The Linda Joy Pollin Cardiovascular Wellness (LJPCW) Center for Women at the Hadassah Medical Organization is actively engaged in basic science and clinical research concerning gender health issues, as well as advocacy for gender health equity in research and treatment.
Basic Science Research.
The LJPCW Center has partnered with Dr. Rivka Pollak of the Endocrinology Department at Hadassah to investigate the female heart’s response to menopause. The study is identifying the differences in heart anatomy and function in mice once the ovaries are removed.
Two clinical cardiovascular studies are awaiting approvals and should begin shortly. One deals with the differences in the way men and women perceive chest pain as it relates to the signs and symptoms of a heart attack. The other will look at differences in the effects of anticoagulant drugs on women and men.
“We need consciousness raising regarding gender issues in medical research in Israel,” comments Dr. Donna Zfat-Zwas, Director of the LJPCW Center. “We have to put this issue on the radar screen of our medical and scientific colleagues.”

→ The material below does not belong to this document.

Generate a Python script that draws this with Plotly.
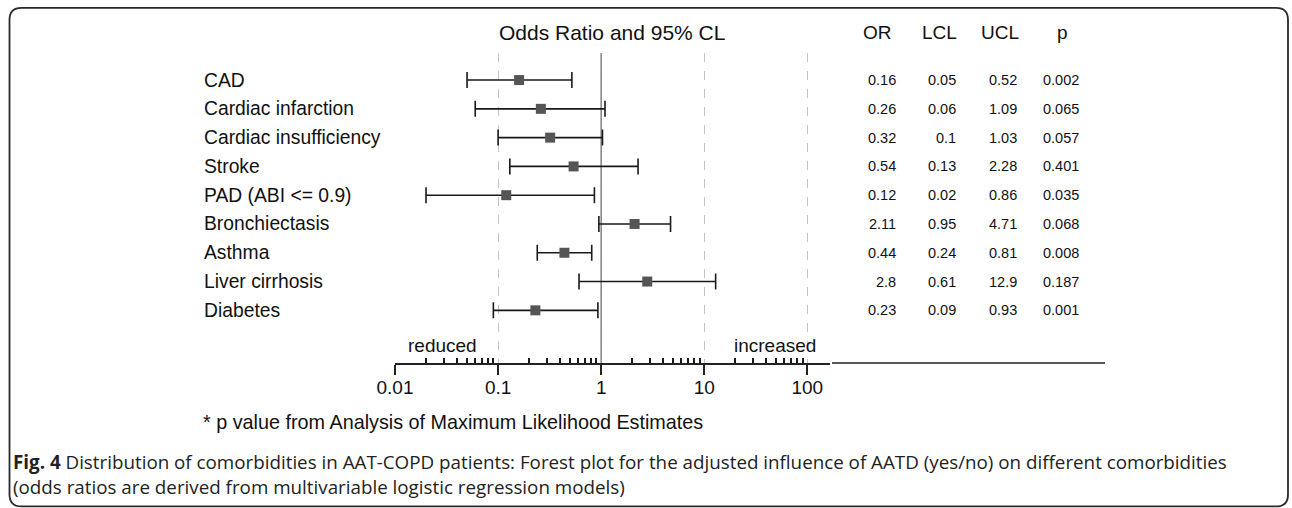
import plotly.graph_objects as go

# ---------------- data ----------------
categories = ["CAD", "Cardiac infarction", "Cardiac insufficiency", "Stroke",
              "PAD (ABI <= 0.9)", "Bronchiectasis", "Asthma", "Liver cirrhosis", "Diabetes"]
odds_ratio = [0.16, 0.26, 0.32, 0.54, 0.12, 2.11, 0.44, 2.8, 0.23]
lcl = [0.05, 0.06, 0.1, 0.13, 0.02, 0.95, 0.24, 0.61, 0.09]
ucl = [0.52, 1.09, 1.03, 2.28, 0.86, 4.71, 0.81, 12.9, 0.93]
p_values = ["0.002", "0.065", "0.057", "0.401", "0.035", "0.068", "0.008", "0.187", "0.001"]
or_text = ["0.16", "0.26", "0.32", "0.54", "0.12", "2.11", "0.44", "2.8", "0.23"]
lcl_text = ["0.05", "0.06", "0.1", "0.13", "0.02", "0.95", "0.24", "0.61", "0.09"]
ucl_text = ["0.52", "1.09", "1.03", "2.28", "0.86", "4.71", "0.81", "12.9", "0.93"]
tick_values = [0.01, 0.1, 1, 10, 100]
tick_labels = ["0.01", "0.1", "1", "10", "100"]
minor_values = [m * d for d in [0.01, 0.1, 1, 10] for m in range(2, 10)]
column_headers = ["OR", "LCL", "UCL", "p"]

# ---------------- layout geometry (pixels) ----------------
W, H = 1292, 508
L, R, T, B = 395, 830, 53, 362.7
rows = list(range(len(categories)))
y_top, y_bottom = -0.94, 9.83
x_max_log = 2.22

def px(xp):
    return (xp - L) / (R - L)

def py(yp):
    return (B - yp) / (B - T)

FONT = "Liberation Sans, Arial, sans-serif"

fig = go.Figure()

# reference line at OR = 1
fig.add_trace(go.Scatter(x=[1, 1], y=[y_top, y_bottom], mode="lines",
                         line=dict(color="#8a8a8a", width=1.6),
                         hoverinfo="skip", showlegend=False))

# estimates with CIs
fig.add_trace(go.Scatter(
    x=odds_ratio, y=rows, mode="markers",
    marker=dict(symbol="square", size=10, color="#555555", line=dict(width=0)),
    error_x=dict(type="data", symmetric=False,
                 array=[u - o for u, o in zip(ucl, odds_ratio)],
                 arrayminus=[o - l for o, l in zip(odds_ratio, lcl)],
                 width=8, thickness=1.6, color="#1a1a1a"),
    showlegend=False))

annotations = []
annotations.append(dict(text="Odds Ratio and 95% CL", x=px(612), y=py(33), xref="paper", yref="paper",
                        xanchor="center", yanchor="middle", showarrow=False,
                        font=dict(family=FONT, size=21, color="#111111")))
for h, xc in zip(column_headers, [877, 939, 1000, 1062]):
    annotations.append(dict(text=h, x=px(xc), y=py(33), xref="paper", yref="paper",
                            xanchor="center", yanchor="middle", showarrow=False,
                            font=dict(family=FONT, size=19, color="#111111")))
for i, c in enumerate(categories):
    annotations.append(dict(text=c, x=px(202), y=i, xref="paper", yref="y",
                            xanchor="left", yanchor="middle", showarrow=False,
                            font=dict(family=FONT, size=19.3, color="#111111")))
for col, xr in zip([or_text, lcl_text, ucl_text, p_values], [898, 958, 1019, 1081]):
    for i, v in enumerate(col):
        annotations.append(dict(text=v, x=px(xr), y=i, xref="paper", yref="y",
                                xanchor="right", yanchor="middle", showarrow=False,
                                font=dict(family=FONT, size=14.5, color="#111111")))
annotations.append(dict(text="reduced", x=px(406), y=py(345), xref="paper", yref="paper",
                        xanchor="left", yanchor="middle", showarrow=False,
                        font=dict(family=FONT, size=19, color="#111111")))
annotations.append(dict(text="increased", x=px(818), y=py(345), xref="paper", yref="paper",
                        xanchor="right", yanchor="middle", showarrow=False,
                        font=dict(family=FONT, size=19, color="#111111")))
annotations.append(dict(text="* p value from Analysis of Maximum Likelihood Estimates",
                        x=px(201), y=py(422), xref="paper", yref="paper",
                        xanchor="left", yanchor="middle", showarrow=False,
                        font=dict(family=FONT, size=19.8, color="#111111")))
cap1 = ("<b>Fig. 4</b> Distribution of comorbidities in AAT-COPD patients: Forest plot for the adjusted "
        "influence of AATD (yes/no) on different comorbidities")
cap2 = "(odds ratios are derived from multivariable logistic regression models)"
for txt, yy in [(cap1, 462), (cap2, 487)]:
    annotations.append(dict(text=txt, x=px(11), y=py(yy), xref="paper", yref="paper",
                            xanchor="left", yanchor="middle", showarrow=False,
                            font=dict(family="Open Sans, sans-serif", size=18.8, color="#222222")))

# frame with rounded corners (pixels -> paper)
x0, x1, y0, y1, r = 9.5, 1288, 8, 506, 12
def P(xp, yp):
    return f"{px(xp)},{py(yp)}"
path = (f"M {P(x0 + r, y0)} L {P(x1 - r, y0)} Q {P(x1, y0)} {P(x1, y0 + r)} "
        f"L {P(x1, y1 - r)} Q {P(x1, y1)} {P(x1 - r, y1)} "
        f"L {P(x0 + r, y1)} Q {P(x0, y1)} {P(x0, y1 - r)} "
        f"L {P(x0, y0 + r)} Q {P(x0, y0)} {P(x0 + r, y0)} Z")
shapes = [
    dict(type="path", path=path, xref="paper", yref="paper",
         line=dict(color="#2a2a2a", width=1.8)),
    dict(type="line", xref="paper", yref="paper", x0=px(832), x1=px(1105), y0=py(362.7), y1=py(362.7),
         line=dict(color="#222222", width=1.5)),
]

fig.update_layout(
    width=W, height=H,
    margin=dict(l=L, r=W - R, t=T, b=H - B, pad=0),
    paper_bgcolor="white", plot_bgcolor="white",
    annotations=annotations, shapes=shapes,
    xaxis=dict(type="log", range=[-2, x_max_log], tickmode="array",
               tickvals=tick_values, ticktext=tick_labels,
               showgrid=True, gridcolor="#c4c4c4", griddash="dash", gridwidth=1.3,
               showline=True, linecolor="#222222", linewidth=1.5,
               ticks="outside", ticklen=10, tickwidth=1.5, tickcolor="#222222",
               ticklabelstandoff=-4,
               tickfont=dict(family=FONT, size=19, color="#111111"),
               minor=dict(tickmode="array", tickvals=minor_values, ticks="inside",
                          ticklen=5, tickwidth=1.5, tickcolor="#1a1a1a", showgrid=False),
               zeroline=False, fixedrange=True),
    yaxis=dict(range=[y_bottom, y_top], showgrid=False, showticklabels=False,
               zeroline=False, showline=False, ticks="", fixedrange=True),
)

fig.write_html("out.html", config={"displayModeBar": False},
               post_script="document.body.style.margin='0';document.body.style.overflow='hidden';")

Dr. Zfat-Zwas notes that last October, the Pollin Center submitted a Policy Recommendation to Israel’s Knesset, advocating for gender equity in health care and research and greater awareness about gender issues. Dr. Zfat-Zwas and her colleagues at the Pollin Center are working with the Knesset Committee on the Advancement of Women and Gender Equity to educate medical professionals, legislators, and the general public as to the differential health needs of women throughout their lifecycle.
As the policy recommendation explains: “While in fields other than health, gender equality implies gender justice, this is not the case in health, as biological differences between the sexes give rise to differential health needs.” The recommendation continues by explaining that “gender equity refers to the different needs, preferences and interests of women and men” and advocates for policies and programs that aim to achieve gender equity in health through appropriate design and funding.”

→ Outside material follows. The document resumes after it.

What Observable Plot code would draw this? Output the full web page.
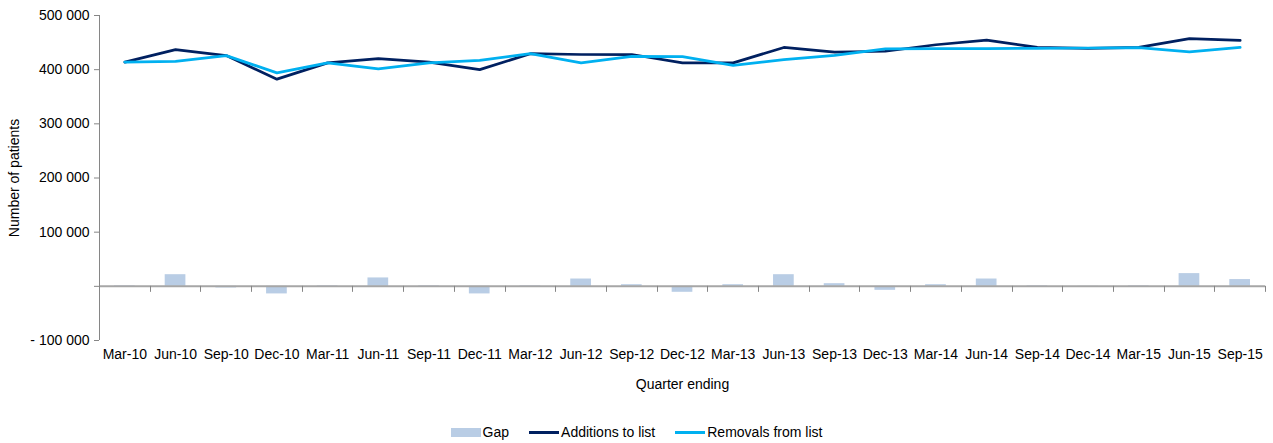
<!DOCTYPE html>
<html><head><meta charset="utf-8">
<script src="https://cdn.jsdelivr.net/npm/d3@7"></script>
<script src="https://cdn.jsdelivr.net/npm/@observablehq/plot@0.6"></script>
<style>
html,body{margin:0;padding:0;background:#fff;}
body{font-family:"Liberation Sans",Arial,sans-serif;position:relative;width:1273px;height:443px;overflow:hidden;}
#legend{position:absolute;left:0;top:423px;width:1273px;height:18px;display:flex;justify-content:center;align-items:center;font-size:14px;color:#000;}
#legend .item{display:flex;align-items:center;margin:0 10px;}
#legend .sw{display:inline-block;width:30px;margin-right:2px;}
#legend .bar{height:9px;background:#b9cde5;}
#legend .ln{height:3px;}
svg [aria-label="y-axis tick"]{stroke:#868686;}
</style></head><body>
<div id="chart"></div>
<div id="legend"></div>
<script>
const quarters = ["Mar-10","Jun-10","Sep-10","Dec-10","Mar-11","Jun-11","Sep-11","Dec-11","Mar-12","Jun-12","Sep-12","Dec-12","Mar-13","Jun-13","Sep-13","Dec-13","Mar-14","Jun-14","Sep-14","Dec-14","Mar-15","Jun-15","Sep-15"];
const additions = [414000, 437000, 426000, 382500, 412500, 420500, 414000, 400000, 429500, 428000, 428000, 412500, 412500, 441000, 432500, 434000, 446000, 454500, 441000, 439500, 441000, 457500, 454000];
const removals = [414000, 415500, 426000, 394000, 412500, 401500, 412500, 417000, 429500, 412500, 424500, 424000, 408000, 418500, 426500, 438500, 439000, 439000, 439500, 440000, 440500, 433000, 441000];
const gap = [1000, 21500, -3000, -14000, 1000, 15500, 1000, -14000, 1000, 13500, 3000, -11000, 3000, 21500, 4900, -7400, 3000, 13500, 1000, -2000, 1000, 23500, 12500];
const yTicks = [-100000, 0, 100000, 200000, 300000, 400000, 500000];
const yDomain = [-100000, 500000];
const seriesNames = ["Gap", "Additions to list", "Removals from list"];
const colors = {gap: "#b9cde5", add: "#002060", rem: "#00b0f0"};

const rows = quarters.map((q, i) => ({q, gap: gap[i], add: additions[i], rem: removals[i]}));
const loc = d3.formatLocale({thousands: " ", grouping: [3], decimal: ".", currency: ["", ""]});
const fmt = loc.format(",.0f");
const tickFormat = d => d === 0 ? "" : d < 0 ? "- " + fmt(-d) : fmt(d);

function axisLines(index, scales, values, dims) {
  const x = scales.x, y = scales.y;
  const bw = x.bandwidth ? x.bandwidth() : scales.scales.x.bandwidth;
  const g = d3.create("svg:g").attr("stroke", "#868686").attr("fill", "none");
  g.append("line").attr("x1", dims.marginLeft + 0.5).attr("x2", dims.marginLeft + 0.5)
    .attr("y1", y(yDomain[1])).attr("y2", y(yDomain[0]));
  const y0 = y(0);
  quarters.forEach(q => {
    const xx = Math.round(x(q) + bw) + 0.5;
    g.append("line").attr("x1", xx).attr("x2", xx).attr("y1", y0).attr("y2", y0 + 6);
  });
  return g.node();
}

const chart = Plot.plot({
  width: 1273, height: 400,
  marginLeft: 99, marginRight: 8, marginTop: 15, marginBottom: 60,
  style: {fontFamily: "Liberation Sans, Arial, sans-serif", fontSize: "14px", color: "#000", background: "#fff"},
  x: {type: "band", domain: quarters, padding: 0, round: false, label: "Quarter ending", labelAnchor: "center", labelOffset: 48, labelArrow: "none", tickSize: 0, tickPadding: 9},
  y: {domain: yDomain, ticks: yTicks, tickFormat, tickSize: 5, tickPadding: 5, label: "Number of patients", labelAnchor: "center", labelOffset: 90, labelArrow: "none"},
  marks: [
    Plot.barY(rows, {x: "q", y: "gap", fill: colors.gap, insetLeft: 15, insetRight: 15}),
    Plot.ruleY([0], {stroke: "#a6a6a6", strokeWidth: 2}),
    axisLines,
    Plot.line(rows, {x: "q", y: "add", stroke: colors.add, strokeWidth: 2.75}),
    Plot.line(rows, {x: "q", y: "rem", stroke: colors.rem, strokeWidth: 2.75})
  ]
});
document.getElementById("chart").appendChild(chart);

const legend = document.getElementById("legend");
[["bar", colors.gap], ["ln", colors.add], ["ln", colors.rem]].forEach(([cls, c], i) => {
  const item = document.createElement("span");
  item.className = "item";
  const sw = document.createElement("span");
  sw.className = "sw " + cls;
  sw.style.background = c;
  item.appendChild(sw);
  item.appendChild(document.createTextNode(seriesNames[i]));
  legend.appendChild(item);
});
</script>
</body></html>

The policy recommendation calls for initiatives in 4 areas: government policy, health services, research, and education. It also brings out that there are significant gaps in the knowledge and practice of physicians regarding gender health issues--particularly in cardiovascular health--and that gender medicine and women’s health are not routinely taught in medical school or during residencies. While professional organization guidelines address the issue, there are discrepancies between these guidelines and common medical practices.
The recommendation urges the Ministry of Health to make gender equity in health a national priority, whereby more sensitive indicators will be used to collect data that reflect the health differences between women and men. This data collection would then lead to a plan of action, as well as ongoing monitoring of progress achieved.
The recommendation also calls specifically for a mandate regarding gender equity in medical research, where researchers will be trained in gender issues. In addition, peer review for funding would take into consideration whether gender sensitivity is part of the study design—
whether the design considers, for example, gender differences in the effectiveness of a medication or treatment, as well as its potential toxicity in men and women.
All education in medical and paramedical fields, the policy proposes, should include gender training and a comprehensive gender medicine curriculum, which encompasses both basic sciences, such as genetics and anatomy, along with clinical medical specialties.
The goal is to provide quality health care to women throughout their lifecycle by remaining sensitive to the biological differences between men and women that lead to different health needs and outcomes.